(WSYR-TV) — The Rosamond Gifford Zoo unveiled its newest exhibit on Friday … moon jellyfish!
50 moon jellyfish join the Syracuse Zoo family thanks to funding by the Friends of Rosamond Gifford Zoo.
The Friends of the Zoo raised $20,000 to get two 100-gallon tanks, each has 25 jellyfish.
“Not only are jellyfish an iconic and popular species, but they also are indicators of the health of our oceans, so they give us added opportunities to talk about things like climate change and plastics pollution,” said zoo director Ted Fox.
The new exhibit is located in the USS Antiquities hall.
- Species: Aurelia aurita
- Habitat: Found in oceans around the world; they prefer a warm environment.

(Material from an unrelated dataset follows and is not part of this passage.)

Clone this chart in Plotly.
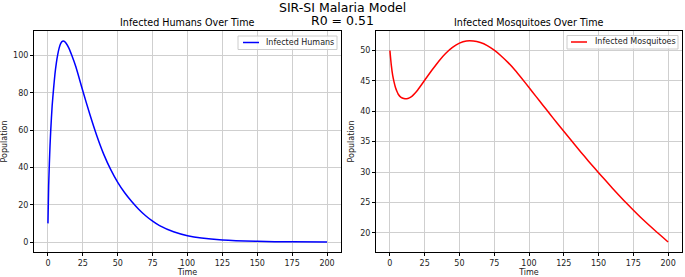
import plotly.graph_objects as go

# ---- data ----
t_humans = [0, 0.5, 1, 1.5, 2, 3, 4, 5, 6, 7, 8, 9, 10, 11, 12, 13, 15, 17, 20, 25,
            30, 35, 40, 45, 50, 55, 60, 65, 70, 75, 80, 90, 100, 110, 125, 150, 175, 200]
infected_humans = [10, 30, 42, 52, 60, 73, 82, 90, 96, 100.5, 104, 106.3, 107.5, 107.8,
                   107.5, 106.6, 104, 100.3, 94, 81, 68.5, 57, 47, 38.8, 32, 26.4, 21.7,
                   17.6, 14.1, 11.2, 8.8, 5.5, 3.4, 2.1, 1.05, 0.36, 0.12, 0.04]

t_mosq = [0, 1, 2, 3, 4, 5, 6, 8, 10, 12, 14, 16, 18, 20, 25, 30, 35, 40, 45, 50,
          55, 60, 65, 70, 75, 80, 85, 90, 95, 100, 105, 110, 115, 120, 125, 130,
          135, 140, 145, 150, 160, 170, 180, 190, 200]
infected_mosq = [50, 47.6, 45.9, 44.8, 43.9, 43.3, 42.8, 42.3, 42.1, 42.05, 42.2, 42.5,
                 42.95, 43.5, 45.1, 46.7, 48.2, 49.5, 50.5, 51.2, 51.55, 51.55, 51.3,
                 50.8, 50.05, 49.1, 48.0, 46.75, 45.35, 43.9, 42.45, 41.0, 39.55, 38.1,
                 36.7, 35.3, 33.9, 32.55, 31.2, 29.9, 27.35, 24.9, 22.6, 20.5, 18.5]

x_ticks = [0, 25, 50, 75, 100, 125, 150, 175, 200]
y_ticks_humans = [0, 20, 40, 60, 80, 100]
y_ticks_mosq = [20, 25, 30, 35, 40, 45, 50]

suptitle_1 = "SIR-SI Malaria Model"
suptitle_2 = "R0 = 0.51"
title_humans = "Infected Humans Over Time"
title_mosq = "Infected Mosquitoes Over Time"
x_label = "Time"
y_label = "Population"
legend_humans = "Infected Humans"
legend_mosq = "Infected Mosquitoes"
color_humans = "#0000ff"
color_mosq = "#ff0000"


def padded(vals, frac=0.05):
    lo, hi = min(vals), max(vals)
    d = (hi - lo) * frac
    return [lo - d, hi + d]


W, H = 685, 277
FONT = "DejaVu Sans"
TXT = "#222222"


def px(x):
    return x / W


def py(y):
    return 1 - y / H


fig = go.Figure()
fig.add_trace(go.Scatter(x=t_humans, y=infected_humans, mode="lines",
                         name=legend_humans, showlegend=False,
                         line=dict(color=color_humans, width=1.5, shape="spline", smoothing=0.6),
                         xaxis="x", yaxis="y"))
fig.add_trace(go.Scatter(x=t_mosq, y=infected_mosq, mode="lines",
                         name=legend_mosq, showlegend=False,
                         line=dict(color=color_mosq, width=1.5, shape="spline", smoothing=0.6),
                         xaxis="x2", yaxis="y2"))

ax_common = dict(showline=True, linecolor="#000000", linewidth=1, mirror=True,
                 ticks="outside", ticklen=3, tickcolor="#000000", tickwidth=1,
                 showgrid=True, gridcolor="#cfcfcf", gridwidth=1, zeroline=False,
                 automargin=False,
                 tickfont=dict(family=FONT, size=8, color=TXT))

xt = dict(text=x_label, font=dict(size=8, family=FONT, color=TXT), standoff=0)
yt = dict(text=y_label, font=dict(size=8, family=FONT, color=TXT), standoff=4)

dx1 = [px(34), px(341)]
dx2 = [px(376), px(682)]
dy = [py(252), py(31)]

# legend boxes (drawn in paper space, matplotlib-style compact legend)
legends = [
    dict(box=(238, 36, 337, 49.5), line=(243, 259, 42.5), tx=264, text=legend_humans,
         color=color_humans),
    dict(box=(567, 35.5, 678, 49), line=(571, 587, 42), tx=593, text=legend_mosq,
         color=color_mosq),
]
shapes = []
annotations = [
    dict(text=suptitle_1, x=px(342), y=py(7), xref="paper", yref="paper",
         xanchor="center", yanchor="middle", showarrow=False,
         font=dict(family=FONT, size=12.5, color="#000000")),
    dict(text=suptitle_2, x=px(342), y=py(20.5), xref="paper", yref="paper",
         xanchor="center", yanchor="middle", showarrow=False,
         font=dict(family=FONT, size=12.5, color="#000000")),
    dict(text=title_humans, x=(dx1[0] + dx1[1]) / 2, y=py(22.5), xref="paper",
         yref="paper", xanchor="center", yanchor="middle", showarrow=False,
         font=dict(family=FONT, size=9.6, color="#000000")),
    dict(text=title_mosq, x=(dx2[0] + dx2[1]) / 2, y=py(22.5), xref="paper",
         yref="paper", xanchor="center", yanchor="middle", showarrow=False,
         font=dict(family=FONT, size=9.6, color="#000000")),
]
for lg in legends:
    x0, y0, x1, y1 = lg["box"]
    shapes.append(dict(type="rect", xref="paper", yref="paper",
                       x0=px(x0), x1=px(x1), y0=py(y1), y1=py(y0),
                       fillcolor="rgba(255,255,255,0.8)",
                       line=dict(color="#cccccc", width=1), layer="above"))
    lx0, lx1, ly = lg["line"]
    shapes.append(dict(type="line", xref="paper", yref="paper",
                       x0=px(lx0), x1=px(lx1), y0=py(ly), y1=py(ly),
                       line=dict(color=lg["color"], width=1.5), layer="above"))
    annotations.append(dict(text=lg["text"], x=px(lg["tx"]), y=py(lg["line"][2]),
                            xref="paper", yref="paper", xanchor="left", yanchor="middle",
                            showarrow=False,
                            font=dict(family=FONT, size=8, color=TXT)))

fig.update_layout(
    width=W, height=H,
    margin=dict(l=0, r=0, t=0, b=0, autoexpand=False),
    paper_bgcolor="white", plot_bgcolor="white",
    showlegend=False,
    font=dict(family=FONT, color=TXT),
    xaxis=dict(domain=dx1, anchor="y", range=padded(t_humans), tickvals=x_ticks,
               title=xt, **ax_common),
    yaxis=dict(domain=dy, anchor="x", range=padded(infected_humans), tickvals=y_ticks_humans,
               title=yt, **ax_common),
    xaxis2=dict(domain=dx2, anchor="y2", range=padded(t_mosq), tickvals=x_ticks,
                title=xt, **ax_common),
    yaxis2=dict(domain=dy, anchor="x2", range=padded(infected_mosq), tickvals=y_ticks_mosq,
                title=yt, **ax_common),
    shapes=shapes,
    annotations=annotations,
)

fig.write_html("out.html",
               config={"displayModeBar": False},
               post_script="document.body.style.margin='0';"
                           "document.body.style.overflow='hidden';")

- Diet: Zooplankton that they capture with their tentacles. Size: They grow to 10-16 inches in diameter
- Lifespan: Up to one year
- Reproduction: Male and female jellyfish release egg and sperm into the water, where they form polyps that produce buds which become baby jellies
- Jellyfish have no brain, heart or blood – but they do have a sort of nervous system.
- Jellyfish are famous for the stinging cells on their tentacles, which they use to stun prey — but moon jellies are the least dangerous jellyfish to humans.
- They use a kind of propulsion to move through the water by pulsing muscles in their bodies.
- They are the oldest multi-organ animal, predating dinosaurs.
- Moon jellies have been studied widely and even went into space aboard the space shuttle Challenger in 1991.
- Recent research indicates that a protein in jellyfish may help heal wounds in human skin.